Records supplied:
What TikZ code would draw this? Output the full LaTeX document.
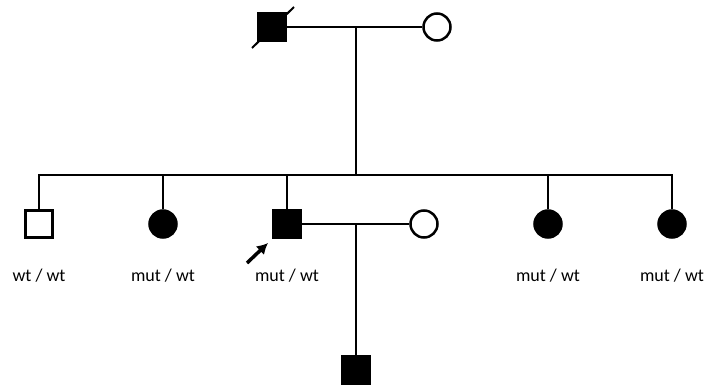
\documentclass[tikz,border=0pt]{standalone}
\usepackage{fontspec}
\setmainfont{Carlito}
\usetikzlibrary{arrows.meta}

\begin{document}
\begin{tikzpicture}[x=1pt,y=-1pt]
\tikzset{
    maleNode/.style={
                   draw,
                   line width=2.5pt,
                   minimum size=27pt,
                   inner sep=0pt
    },
    femaleNode/.style={
                   draw,
                   circle,
                   line width=2.5pt,
                   minimum size=27pt,
                   inner sep=0pt
    },
    affected/.style={fill=black},
    lineage/.style={line width=2pt},
    geno/.style={font=\fontsize{18}{20}\selectfont}
}
    \useasboundingbox (0,0) rectangle (705,386);

    % generation I
    \node (I1)[maleNode, affected] at (272,27) {};
    \node (I2)[femaleNode] at (437,27) {};
    \coordinate (m1) at (356,27);
    \coordinate (sib) at (356,175);

    % generation II
    \node (II1)[maleNode] at (39,224) {};
    \node (II2)[femaleNode, affected] at (163,224) {};
    \node (II3)[maleNode, affected] at (287,224) {};
    \node (S)[femaleNode] at (424,224) {};
    \node (II4)[femaleNode, affected] at (548,224) {};
    \node (II5)[femaleNode, affected] at (672,224) {};
    \coordinate (m2) at (356,224);

    % generation III
    \node (III1)[maleNode, affected] at (356,370) {};

    % genotypes
    \node (g1)[geno] at (39,276) {wt / wt};
    \node (g2)[geno] at (163,276) {mut / wt};
    \node (g3)[geno] at (287,276) {mut / wt};
    \node (g4)[geno] at (548,276) {mut / wt};
    \node (g5)[geno] at (672,276) {mut / wt};

    % deceased
    \coordinate (d1) at (252,48);
    \coordinate (d2) at (294,7);
    \draw[lineage] (d1) -- (d2);

    % proband
    \coordinate (p1) at (247,263);
    \coordinate (p2) at (268,243);
    \draw[-{Latex[length=11pt,width=12pt]}, line width=3.5pt] (p1) -- (p2);

    \draw[lineage] (I1) -- (I2);
    \draw[lineage] (m1) -- (sib);
    \draw[lineage] (II1.north) |- (II5 |- sib) -- (II5.north);
    \draw[lineage] (II2.north) -- (II2 |- sib);
    \draw[lineage] (II3.north) -- (II3 |- sib);
    \draw[lineage] (II4.north) -- (II4 |- sib);
    \draw[lineage] (II3) -- (S);
    \draw[lineage] (m2) -- (III1.north);

\end{tikzpicture}
\end{document}
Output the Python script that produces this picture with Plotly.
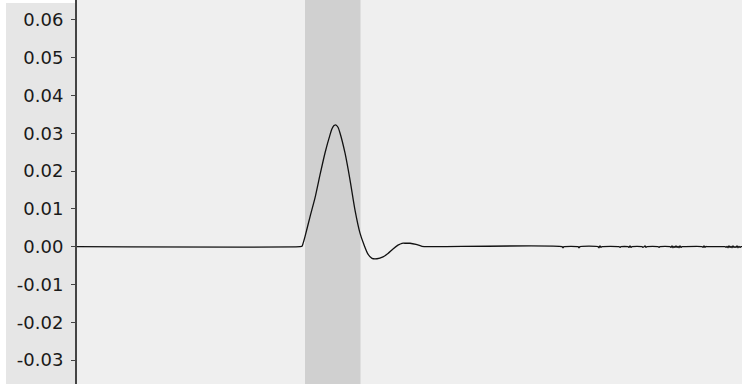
import plotly.graph_objects as go

# Signal readings (x in sample units, y in signal units)
sig_x = [0, 223, 225, 226, 228, 233, 238, 243, 248, 253, 255, 257, 258, 259, 261, 263, 268, 273,
         278, 283, 287, 291, 295, 300, 306, 311, 316, 321, 325, 329, 333, 339, 345, 351,
         485, 486, 487, 501, 502, 503, 521, 522, 523, 524, 525, 542, 543, 544,
         551, 552, 553, 554, 555, 565, 566, 567, 568, 569, 570,
         581, 582, 583, 593, 594, 595, 596, 597, 598, 599, 600, 601, 602, 603, 604, 605, 606,
         625, 626, 627, 628, 629, 630, 648, 649, 650, 651, 652, 653, 654, 655, 656, 657, 658, 659, 660, 661, 662, 663, 664, 665]
sig_y = [0.0, 0.0, 0.0001, 0.0008, 0.00265, 0.0079, 0.0129, 0.0190, 0.0248, 0.0296, 0.0312, 0.0321, 0.0322, 0.0322, 0.0316, 0.0301, 0.0248, 0.0177,
         0.0097, 0.0036, 0.0005, -0.0020, -0.0031, -0.0032, -0.0027, -0.0018, -0.0006, 0.0004, 0.0009, 0.0009, 0.0009, 0.0006, 0.0001, 0.0,
         0.0, -0.0003, 0.0, 0.0, -0.0003, 0.0, 0.0, -0.0003, 0.0002, -0.0002, 0.0, 0.0, -0.0002, 0.0,
         0.0, -0.0002, 0.0002, -0.0002, 0.0, 0.0, -0.0002, 0.0, 0.0002, -0.0002, 0.0,
         0.0, -0.0002, 0.0, 0.0, -0.0002, 0.0002, -0.0003, 0.0001, -0.0002, 0.0002, -0.0002, 0.0001, -0.0003, 0.0002, -0.0002, 0.0, 0.0,
         0.0, -0.0002, 0.0002, -0.0002, 0.0001, 0.0, 0.0, -0.0002, 0.0001, -0.0003, 0.0002, -0.0002, 0.0001, -0.0003, 0.0002, -0.0002, 0.0, -0.0002, 0.0002, -0.0003, 0.0001, -0.0002, 0.0, 0.0]

band_start = 228
band_end = 283.5

tick_vals = [0.06, 0.05, 0.04, 0.03, 0.02, 0.01, 0.0, -0.01, -0.02, -0.03]
tick_text = ["0.06", "0.05", "0.04", "0.03", "0.02", "0.01", "0.00", "-0.01", "-0.02", "-0.03"]

fig = go.Figure()
fig.add_trace(go.Scatter(x=sig_x, y=sig_y, mode="lines", line_shape="spline",
                         line=dict(color="#111111", width=1.3, smoothing=0.6), hoverinfo="skip"))

fig.add_shape(type="rect", xref="x", yref="paper", x0=band_start, x1=band_end, y0=0, y1=1,
              fillcolor="#d0d0d0", line=dict(width=0), layer="below")
# left margin strip
fig.add_shape(type="rect", xref="paper", yref="paper", x0=-71/665, x1=0, y0=0, y1=381/384,
              fillcolor="#e6e6e6", line=dict(width=0), layer="below")

fig.update_layout(
    width=742, height=384,
    margin=dict(l=77, r=0, t=0, b=0),
    paper_bgcolor="white",
    plot_bgcolor="#efefef",
    showlegend=False,
    font=dict(family="DejaVu Sans", size=18, color="#1a1a1a"),
    xaxis=dict(range=[0, 665], showgrid=False, zeroline=False, showticklabels=False,
               ticks="", showline=False, automargin=False),
    yaxis=dict(range=[-0.03635, 0.06529], showgrid=False, zeroline=False,
               tickvals=tick_vals, ticktext=tick_text, ticks="outside", ticklen=4,
               tickcolor="#444444", tickwidth=1, showline=True, linecolor="#444444",
               linewidth=2, ticklabelstandoff=4, automargin=False),
)

fig.write_html("out.html", config={"displayModeBar": False},
               post_script="document.body.style.margin='0';document.body.style.overflow='hidden';")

Task instructions:
Repeat only what lies between the start of the data and the end of the line containing "(sib) at (356,175);", exactly, with pictures left out.

Correct result:
What TikZ code would draw this? Output the full LaTeX document.
\documentclass[tikz,border=0pt]{standalone}
\usepackage{fontspec}
\setmainfont{Carlito}
\usetikzlibrary{arrows.meta}

\begin{document}
\begin{tikzpicture}[x=1pt,y=-1pt]
\tikzset{
    maleNode/.style={
                   draw,
                   line width=2.5pt,
                   minimum size=27pt,
                   inner sep=0pt
    },
    femaleNode/.style={
                   draw,
                   circle,
                   line width=2.5pt,
                   minimum size=27pt,
                   inner sep=0pt
    },
    affected/.style={fill=black},
    lineage/.style={line width=2pt},
    geno/.style={font=\fontsize{18}{20}\selectfont}
}
    \useasboundingbox (0,0) rectangle (705,386);

    % generation I
    \node (I1)[maleNode, affected] at (272,27) {};
    \node (I2)[femaleNode] at (437,27) {};
    \coordinate (m1) at (356,27);
    \coordinate (sib) at (356,175);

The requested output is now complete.